[Start Listing]

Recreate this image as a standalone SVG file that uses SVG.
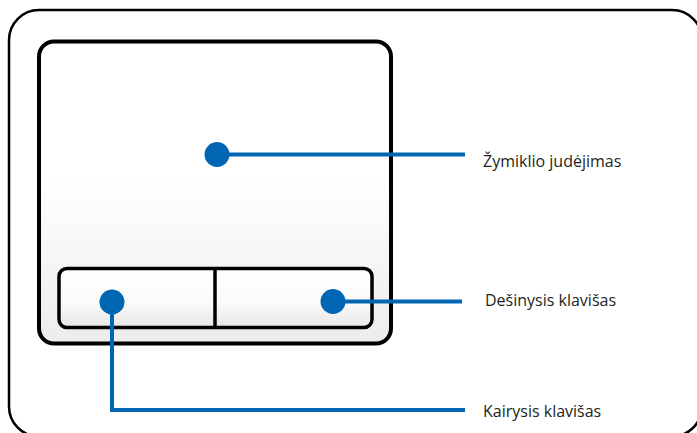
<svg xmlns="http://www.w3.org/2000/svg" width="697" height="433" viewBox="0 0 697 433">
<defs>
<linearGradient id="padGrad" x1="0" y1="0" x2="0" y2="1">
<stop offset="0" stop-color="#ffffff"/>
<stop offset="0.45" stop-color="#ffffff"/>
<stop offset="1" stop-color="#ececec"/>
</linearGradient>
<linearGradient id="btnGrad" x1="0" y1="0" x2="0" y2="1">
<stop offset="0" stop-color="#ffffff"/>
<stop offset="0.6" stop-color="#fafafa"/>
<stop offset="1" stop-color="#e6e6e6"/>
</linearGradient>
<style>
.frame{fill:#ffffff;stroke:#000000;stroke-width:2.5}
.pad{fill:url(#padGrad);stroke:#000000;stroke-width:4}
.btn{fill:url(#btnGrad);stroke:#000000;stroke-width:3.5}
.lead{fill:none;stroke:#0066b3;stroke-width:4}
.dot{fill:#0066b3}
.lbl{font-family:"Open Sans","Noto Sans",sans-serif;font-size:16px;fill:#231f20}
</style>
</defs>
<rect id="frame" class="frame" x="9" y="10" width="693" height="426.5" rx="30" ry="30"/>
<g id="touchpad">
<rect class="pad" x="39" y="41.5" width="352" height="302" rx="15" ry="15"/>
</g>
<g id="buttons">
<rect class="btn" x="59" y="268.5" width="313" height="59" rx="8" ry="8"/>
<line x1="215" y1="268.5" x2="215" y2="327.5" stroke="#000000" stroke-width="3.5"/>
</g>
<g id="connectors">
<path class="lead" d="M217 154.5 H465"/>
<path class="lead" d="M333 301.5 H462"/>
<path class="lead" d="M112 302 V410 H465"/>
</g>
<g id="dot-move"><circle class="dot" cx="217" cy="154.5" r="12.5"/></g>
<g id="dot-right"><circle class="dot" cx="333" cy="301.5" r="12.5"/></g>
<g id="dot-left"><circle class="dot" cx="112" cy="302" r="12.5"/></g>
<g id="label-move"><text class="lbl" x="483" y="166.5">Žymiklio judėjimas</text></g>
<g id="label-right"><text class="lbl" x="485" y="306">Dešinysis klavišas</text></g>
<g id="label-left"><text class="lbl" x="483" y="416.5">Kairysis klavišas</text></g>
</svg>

[End Listing]
[Start Listing]

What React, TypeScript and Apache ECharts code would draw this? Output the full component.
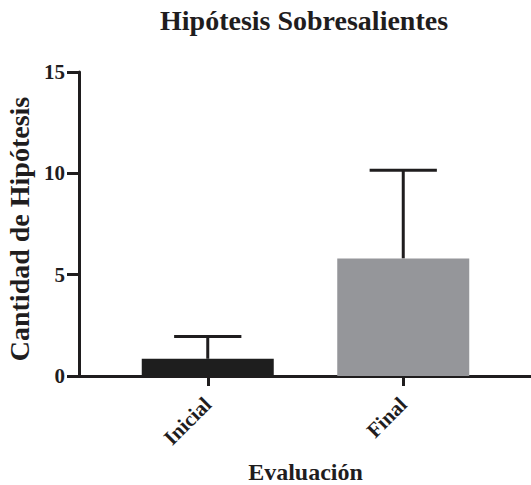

[End Listing]

▶ The exercise
Which lines above hold the word "this"? Copy each of them.

▶ Solved exercise
Recreate this image as a standalone SVG file that uses SVG.
What React, TypeScript and Apache ECharts code would draw this? Output the full component.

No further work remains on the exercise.